Screenshot of AWS Lambda

🧠 AWS Lambda

Lambda functions are best when kept simple. This one sends the request to OpenAI, outputs some information for logging, and passes the information back to Lex. More info about the code down below.

Since it relies on an external API call, it does take a while to execute (1.285 seconds on average), which is very inefficient, and despite throwing Lambda Power Tuning at the problem, it’s purely an external dependency issue, and can’t be resolved by resources. You could make it more cost-effective using AWS Step Functions to handle the OpenAI API call asyncrhonously, but I didn’t worry for this project.

The openai-python library makes interacting with the API a breeze. Although at 112MB fully installed, including requests, numpy, and pandas, it’s pretty beefy. Consolidating it into a Lambda Layer made it simple and easy to manage. numpy didn’t appreciate running in Lambda after being loaded for my Windows machine, so you may need to specify the right package before building the layer.

After some incredibly nonsensical replies to my queries, I added some basic logging which is output to CloudWatch logs. The reason is that Amazon Transcribe is awful still leaving a lot to be desired, especially with my accent. So, I wanted to capture what Transcribe thought I’d said, leading to some interesting insights. This has to be my favourite:

What I said:
What’s the key difference between Alexander the Great, and Julius Caesar?

OpenAI’s Response:
The key difference between Alexander the Great and Reseda is that Alexander the Great was a Macedonian king and conqueror who reigned from 336-323 BC, while Reseda is a city in Los Angeles, California.

What Transcribe thought I said:
What’s the key difference between alexander great enjoy reseda

Image description

⏱ How much coding?

For a fully-fledged chatbot which comes close to passing the Turing Test, powered by some of the most incredible AI models in the modern age, that runs on the worlds most ubiquitous communication medium, surely there’d be some pretty significant coding required.

Just 49 lines of code.

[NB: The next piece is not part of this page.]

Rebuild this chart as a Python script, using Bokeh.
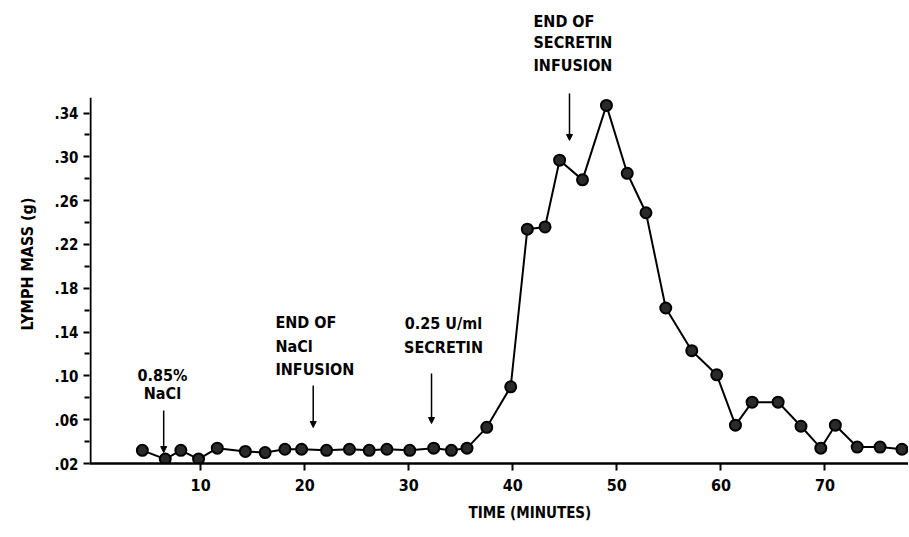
from bokeh.plotting import figure
from bokeh.models import (Range1d, FixedTicker, CustomJSTickFormatter, Label, Arrow, NormalHead, Title)
from bokeh.embed import file_html
from bokeh.resources import INLINE

# Data
time_min = [4.4, 6.6, 8.1, 9.8, 11.6, 14.3, 16.2, 18.1, 19.7, 22.1,
            24.3, 26.2, 27.9, 30.1, 32.4, 34.1, 35.6, 37.5, 39.8, 41.4,
            43.1, 44.5, 46.7, 49.0, 51.0, 52.8, 54.7, 57.2, 59.6, 61.4,
            63.0, 65.5, 67.7, 69.6, 71.0, 73.1, 75.3, 77.4]
lymph_mass = [0.032, 0.024, 0.032, 0.024, 0.034, 0.031, 0.030, 0.033, 0.033, 0.032,
              0.033, 0.032, 0.033, 0.032, 0.034, 0.032, 0.034, 0.053, 0.090, 0.234,
              0.236, 0.297, 0.279, 0.347, 0.285, 0.249, 0.162, 0.123, 0.101, 0.055,
              0.076, 0.076, 0.054, 0.034, 0.055, 0.035, 0.035, 0.033]
x_ticks = [10, 20, 30, 40, 50, 60, 70]
y_ticks = [0.02, 0.06, 0.10, 0.14, 0.18, 0.22, 0.26, 0.30, 0.34]
y_minor = [0.04, 0.08, 0.12, 0.16, 0.20, 0.24, 0.28, 0.32]

FONT = "'DejaVu Sans Condensed', 'Liberation Sans Narrow', 'Liberation Sans', sans-serif"
X0 = -0.68
Y0 = 0.02

p = figure(width=908, height=536, output_backend="svg", toolbar_location=None,
           x_range=Range1d(X0, 78.03), y_range=Range1d(Y0, 0.4428),
           min_border_left=88, min_border_right=0, min_border_top=0, min_border_bottom=73)
p.outline_line_color = None
p.xgrid.visible = False
p.ygrid.visible = False
p.background_fill_color = "white"
p.border_fill_color = "white"

# x axis
xa = p.xaxis[0]
xa.ticker = FixedTicker(ticks=x_ticks)
xa.axis_line_width = 2.5
xa.axis_line_color = "black"
xa.major_tick_out = 7
xa.major_tick_in = 0
xa.major_tick_line_width = 2
xa.minor_tick_out = 0
xa.minor_tick_in = 0
xa.major_label_standoff = 8
xa.major_label_text_font = FONT
xa.major_label_text_font_style = "bold"
xa.major_label_text_font_size = "16px"
xa.major_label_text_color = "black"

# y axis (line drawn separately so it stops at top of scale)
ya = p.yaxis[0]
ya.ticker = FixedTicker(ticks=y_ticks, minor_ticks=y_minor)
ya.formatter = CustomJSTickFormatter(code="return tick.toFixed(2).replace(/^0/, '');")
ya.axis_line_color = None
ya.major_tick_out = 6
ya.major_tick_in = 0
ya.major_tick_line_width = 2
ya.minor_tick_out = 5
ya.minor_tick_in = 0
ya.minor_tick_line_width = 2
ya.major_label_standoff = 5
ya.major_label_text_font = FONT
ya.major_label_text_font_style = "bold"
ya.major_label_text_font_size = "15px"
ya.major_label_text_color = "black"

p.segment(x0=[X0 + 0.1], y0=[Y0], x1=[X0 + 0.1], y1=[0.354], line_color="black", line_width=2)

# data
p.line(time_min, lymph_mass, line_color="black", line_width=2)
p.scatter(time_min, lymph_mass, size=11, fill_color="#2a2a2a", line_color="black", line_width=2)

def lab(x, y, text, align="left"):
    p.add_layout(Label(x=x, y=y, text=text, text_font=FONT, text_font_style="bold",
                       text_font_size="16px", text_color="black",
                       text_align=align, text_baseline="middle"))

def arrow(x, y0, y1):
    p.add_layout(Arrow(end=NormalHead(size=6, fill_color="black", line_color="black"),
                       x_start=x, y_start=y0, x_end=x, y_end=y1,
                       line_color="black", line_width=1.5))

lab(6.33, 0.1004, "0.85%", "center")
lab(6.33, 0.0839, "NaCl", "center")
arrow(6.45, 0.0684, 0.030)

lab(17.19, 0.1488, "END OF")
lab(17.19, 0.1268, "NaCl")
lab(17.19, 0.1058, "INFUSION")
arrow(20.82, 0.0912, 0.0529)

lab(33.34, 0.1479, "0.25 U/ml", "center")
lab(33.34, 0.1259, "SECRETIN", "center")
arrow(32.19, 0.1022, 0.0565)

lab(41.99, 0.4237, "END OF")
lab(41.99, 0.4045, "SECRETIN")
lab(41.99, 0.3835, "INFUSION")
arrow(45.45, 0.3579, 0.315)

# axis titles
t_x = Title(text="TIME (MINUTES)", align="left", offset=379, vertical_align="top",
            text_font=FONT, text_font_style="bold", text_font_size="15px", text_color="black")
t_y = Title(text="LYMPH MASS (g)", align="left", offset=133, text_font=FONT,
            text_font_style="bold", text_font_size="16px", text_color="black")
if "standoff" in Title.properties():
    t_x.standoff = 20
    t_y.standoff = 30
p.add_layout(t_x, "below")
p.add_layout(t_y, "left")

open("out.html", "w").write(file_html(p, INLINE))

That’s all of the Python code, including comments, which I had to write for Lambda to make this work, all available on GitHub. Everything else was configuring the existing services. In fact, it can be compacted down into less than 10 lines of code, though substantially harder to read.

Modern solutions built around cloud computing, microservices, and API’s means you can leverage a surprising amount of power by simply tying solutions together. Reading the code, there’s virtually no custom logic involved, except for the prompt. Everything else is arguably just glue code.

On the pricing dimension, it costs all of 9.7 cents per invocation, which is pretty impressive.

Photo of a person holding a phone

📞 Try it for yourself!

Here we go, the US phone number that hosts the chatbot. OpenAI is expensive, so this will disappear eventually when either it runs out of credits, or gets excessively misused. Give it a try, but be reasonable!

+1 (445) 202-5802

It does take several seconds for the API to return the response, so don’t be surprised if it takes a little while.

Stay safe over the holiday season, and best wishes towards 2023!